STATED EXERCISE — Give the listing again character for character, but drop the images.

------ DATA EXTRACT

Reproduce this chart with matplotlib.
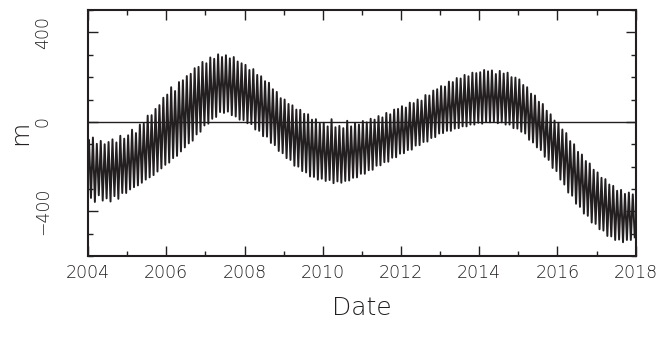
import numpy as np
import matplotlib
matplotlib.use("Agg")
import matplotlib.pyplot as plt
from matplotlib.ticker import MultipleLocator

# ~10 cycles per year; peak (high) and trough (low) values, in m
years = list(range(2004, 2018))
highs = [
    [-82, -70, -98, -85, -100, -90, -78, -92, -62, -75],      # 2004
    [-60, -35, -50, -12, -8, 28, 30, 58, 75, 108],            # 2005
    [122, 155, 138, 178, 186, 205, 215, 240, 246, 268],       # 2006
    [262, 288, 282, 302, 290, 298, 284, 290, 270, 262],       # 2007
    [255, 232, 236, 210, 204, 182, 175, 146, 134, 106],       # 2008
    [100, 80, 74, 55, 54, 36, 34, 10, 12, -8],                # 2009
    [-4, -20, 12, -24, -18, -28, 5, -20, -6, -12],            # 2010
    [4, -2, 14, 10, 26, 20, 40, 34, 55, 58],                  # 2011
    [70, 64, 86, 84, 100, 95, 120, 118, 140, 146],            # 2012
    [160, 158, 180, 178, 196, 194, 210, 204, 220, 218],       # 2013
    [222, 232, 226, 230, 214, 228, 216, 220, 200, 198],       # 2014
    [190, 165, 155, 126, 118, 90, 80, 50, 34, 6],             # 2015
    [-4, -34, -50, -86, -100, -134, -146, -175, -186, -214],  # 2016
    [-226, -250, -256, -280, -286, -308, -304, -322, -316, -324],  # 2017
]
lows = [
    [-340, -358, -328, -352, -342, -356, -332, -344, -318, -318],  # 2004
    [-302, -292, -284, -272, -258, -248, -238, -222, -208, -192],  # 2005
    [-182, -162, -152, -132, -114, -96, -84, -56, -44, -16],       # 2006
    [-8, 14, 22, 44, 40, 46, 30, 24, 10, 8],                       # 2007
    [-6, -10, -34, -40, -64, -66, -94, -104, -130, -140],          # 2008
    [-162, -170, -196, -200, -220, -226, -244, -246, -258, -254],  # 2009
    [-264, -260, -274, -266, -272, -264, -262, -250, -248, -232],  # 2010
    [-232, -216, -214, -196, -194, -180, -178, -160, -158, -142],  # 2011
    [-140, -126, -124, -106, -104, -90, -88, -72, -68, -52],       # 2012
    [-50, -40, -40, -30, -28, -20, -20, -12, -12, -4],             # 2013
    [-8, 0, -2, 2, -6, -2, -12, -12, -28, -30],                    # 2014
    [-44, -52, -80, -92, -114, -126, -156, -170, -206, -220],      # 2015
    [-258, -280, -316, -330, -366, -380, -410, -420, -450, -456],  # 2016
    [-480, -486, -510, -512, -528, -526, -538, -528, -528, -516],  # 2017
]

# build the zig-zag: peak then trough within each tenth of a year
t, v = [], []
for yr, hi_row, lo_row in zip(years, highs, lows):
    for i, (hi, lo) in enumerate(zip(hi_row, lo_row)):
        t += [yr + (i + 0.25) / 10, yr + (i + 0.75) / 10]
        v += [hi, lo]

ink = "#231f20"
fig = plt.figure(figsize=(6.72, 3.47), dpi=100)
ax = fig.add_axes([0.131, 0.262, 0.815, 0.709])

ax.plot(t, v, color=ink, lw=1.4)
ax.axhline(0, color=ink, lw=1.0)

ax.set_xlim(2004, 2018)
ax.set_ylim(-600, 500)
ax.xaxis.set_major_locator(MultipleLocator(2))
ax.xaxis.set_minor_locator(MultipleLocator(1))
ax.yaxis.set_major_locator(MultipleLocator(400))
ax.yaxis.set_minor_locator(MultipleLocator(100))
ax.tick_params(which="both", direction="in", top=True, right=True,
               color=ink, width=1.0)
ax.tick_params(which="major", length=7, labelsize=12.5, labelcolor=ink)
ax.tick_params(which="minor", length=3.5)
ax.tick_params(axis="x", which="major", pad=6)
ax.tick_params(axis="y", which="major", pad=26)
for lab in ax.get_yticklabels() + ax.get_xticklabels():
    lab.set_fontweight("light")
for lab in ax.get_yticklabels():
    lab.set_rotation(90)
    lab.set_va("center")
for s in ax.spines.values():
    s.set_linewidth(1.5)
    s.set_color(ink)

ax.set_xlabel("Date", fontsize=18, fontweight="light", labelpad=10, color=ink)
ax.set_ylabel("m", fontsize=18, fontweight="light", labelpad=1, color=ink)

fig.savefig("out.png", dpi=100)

------------

COMPLETE RESPONSE —
Reproduce this chart with matplotlib.
import numpy as np
import matplotlib
matplotlib.use("Agg")
import matplotlib.pyplot as plt
from matplotlib.ticker import MultipleLocator

# ~10 cycles per year; peak (high) and trough (low) values, in m
years = list(range(2004, 2018))
highs = [
    [-82, -70, -98, -85, -100, -90, -78, -92, -62, -75],      # 2004
    [-60, -35, -50, -12, -8, 28, 30, 58, 75, 108],            # 2005
    [122, 155, 138, 178, 186, 205, 215, 240, 246, 268],       # 2006
    [262, 288, 282, 302, 290, 298, 284, 290, 270, 262],       # 2007
    [255, 232, 236, 210, 204, 182, 175, 146, 134, 106],       # 2008
    [100, 80, 74, 55, 54, 36, 34, 10, 12, -8],                # 2009
    [-4, -20, 12, -24, -18, -28, 5, -20, -6, -12],            # 2010
    [4, -2, 14, 10, 26, 20, 40, 34, 55, 58],                  # 2011
    [70, 64, 86, 84, 100, 95, 120, 118, 140, 146],            # 2012
    [160, 158, 180, 178, 196, 194, 210, 204, 220, 218],       # 2013
    [222, 232, 226, 230, 214, 228, 216, 220, 200, 198],       # 2014
    [190, 165, 155, 126, 118, 90, 80, 50, 34, 6],             # 2015
    [-4, -34, -50, -86, -100, -134, -146, -175, -186, -214],  # 2016
    [-226, -250, -256, -280, -286, -308, -304, -322, -316, -324],  # 2017
]
lows = [
    [-340, -358, -328, -352, -342, -356, -332, -344, -318, -318],  # 2004
    [-302, -292, -284, -272, -258, -248, -238, -222, -208, -192],  # 2005
    [-182, -162, -152, -132, -114, -96, -84, -56, -44, -16],       # 2006
    [-8, 14, 22, 44, 40, 46, 30, 24, 10, 8],                       # 2007
    [-6, -10, -34, -40, -64, -66, -94, -104, -130, -140],          # 2008
    [-162, -170, -196, -200, -220, -226, -244, -246, -258, -254],  # 2009
    [-264, -260, -274, -266, -272, -264, -262, -250, -248, -232],  # 2010
    [-232, -216, -214, -196, -194, -180, -178, -160, -158, -142],  # 2011
    [-140, -126, -124, -106, -104, -90, -88, -72, -68, -52],       # 2012
    [-50, -40, -40, -30, -28, -20, -20, -12, -12, -4],             # 2013
    [-8, 0, -2, 2, -6, -2, -12, -12, -28, -30],                    # 2014
    [-44, -52, -80, -92, -114, -126, -156, -170, -206, -220],      # 2015
    [-258, -280, -316, -330, -366, -380, -410, -420, -450, -456],  # 2016
    [-480, -486, -510, -512, -528, -526, -538, -528, -528, -516],  # 2017
]

# build the zig-zag: peak then trough within each tenth of a year
t, v = [], []
for yr, hi_row, lo_row in zip(years, highs, lows):
    for i, (hi, lo) in enumerate(zip(hi_row, lo_row)):
        t += [yr + (i + 0.25) / 10, yr + (i + 0.75) / 10]
        v += [hi, lo]

ink = "#231f20"
fig = plt.figure(figsize=(6.72, 3.47), dpi=100)
ax = fig.add_axes([0.131, 0.262, 0.815, 0.709])

ax.plot(t, v, color=ink, lw=1.4)
ax.axhline(0, color=ink, lw=1.0)

ax.set_xlim(2004, 2018)
ax.set_ylim(-600, 500)
ax.xaxis.set_major_locator(MultipleLocator(2))
ax.xaxis.set_minor_locator(MultipleLocator(1))
ax.yaxis.set_major_locator(MultipleLocator(400))
ax.yaxis.set_minor_locator(MultipleLocator(100))
ax.tick_params(which="both", direction="in", top=True, right=True,
               color=ink, width=1.0)
ax.tick_params(which="major", length=7, labelsize=12.5, labelcolor=ink)
ax.tick_params(which="minor", length=3.5)
ax.tick_params(axis="x", which="major", pad=6)
ax.tick_params(axis="y", which="major", pad=26)
for lab in ax.get_yticklabels() + ax.get_xticklabels():
    lab.set_fontweight("light")
for lab in ax.get_yticklabels():
    lab.set_rotation(90)
    lab.set_va("center")
for s in ax.spines.values():
    s.set_linewidth(1.5)
    s.set_color(ink)

ax.set_xlabel("Date", fontsize=18, fontweight="light", labelpad=10, color=ink)
ax.set_ylabel("m", fontsize=18, fontweight="light", labelpad=1, color=ink)

fig.savefig("out.png", dpi=100)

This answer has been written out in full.